Porém, depois de mais de 30 anos a criar moda, Maria Gambina diz que só há um ano convenceu-se a não mais trabalhar aos fins de semana e confessa a vontade de abrandar. “Estou numa altura da minha carreira em que tenho muito bem noção daquilo que eu quero e para onde quero ir, mas sinto-me mais perto de acalmar”, diz a designer. “Acalmar para mim é não ter esta pressão de ter que vender, porque tenho que pagar as minhas contas. Se calhar é mesmo ir viver para o campo. Os meus pais têm uma casa em Cerveira que eu adoro, onde se calhar poderia fazer workshops para crianças, poderia na mesma criar, mas peças ainda mais especiais”. Mas isso significa reformar-se? “Não sei, estou sempre a mudar. Já são muitos anos, não quer dizer que eu não goste, muito pelo contrário, entro todos os dias na loja feliz e sou muito agradecida, mas é muita dedicação para uma pessoa só”.
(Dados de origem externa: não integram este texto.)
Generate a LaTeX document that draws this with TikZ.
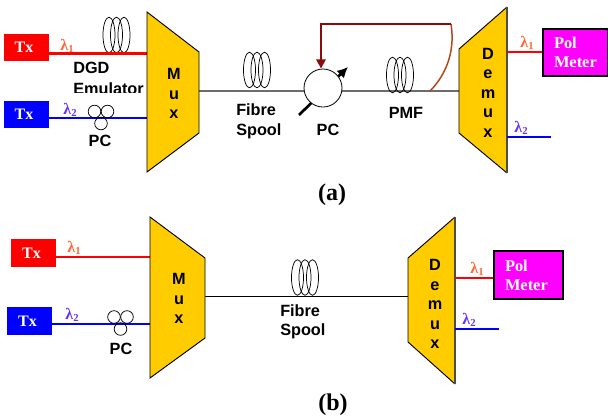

Maria Carlos Baptista e Carminho a cantar fado
Depois da apresentação da coleção de Marques’Almeida (o único desfile do dia), a programação terminou com uma conversa entre amigas. A jovem designer Maria Carlos Baptista, que venceu o concurso Bloom em 2020, colabora há anos com a fadista Carminho, criando os vestidos que a artista usa em palco. A cumplicidade é evidente: trocam olhares, elogios, riem-se das piadas umas das outras, e garantem que nesta relação profissional há muita troca. “Visto Maria porque acredito nela e na nossa conexão, porque me sinto poderosa e consigo expressar-me. Mas é claro que amo dizer que ela é portuguesa”, diz a fadista, que assume que não usa muitos designers e é restrita, por ter um estilo próprio e preferir a discrição.
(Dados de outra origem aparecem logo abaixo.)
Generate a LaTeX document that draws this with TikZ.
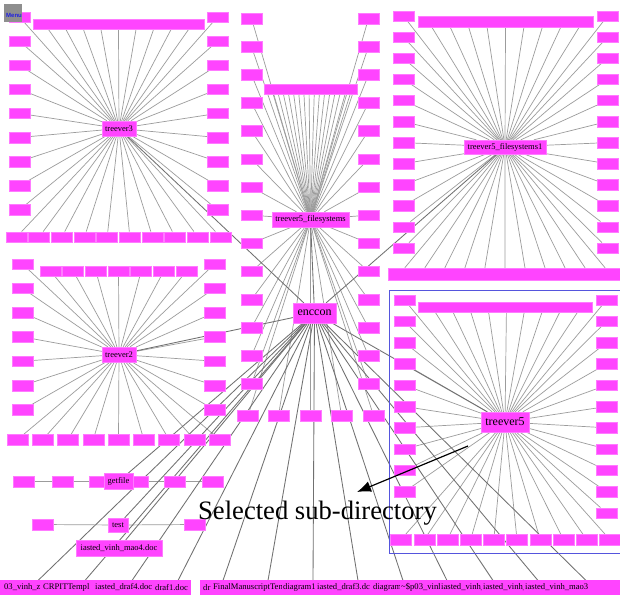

O sentimento é recíproco. “Primeiro achava que estava a trabalhar para uma musa. Mas agora sinto que tudo desenvolveu, foi mais profundamente. Crio para a Carminho mas trocamos ideias. Sinto-me no palco quando ela usa minhas peças”, diz a designer. Depois da talk, houve tempo para dois fados. E na tradicional semana da moda do Porto, o Portugal Fashion termina o seu primeiro dia do regresso a provar que volta repaginado, com Carminho a cantar a marcha de Alcântara de 1969 à beira do Douro.
O Observador está instalado no Porto à convite do Portugal Fashion.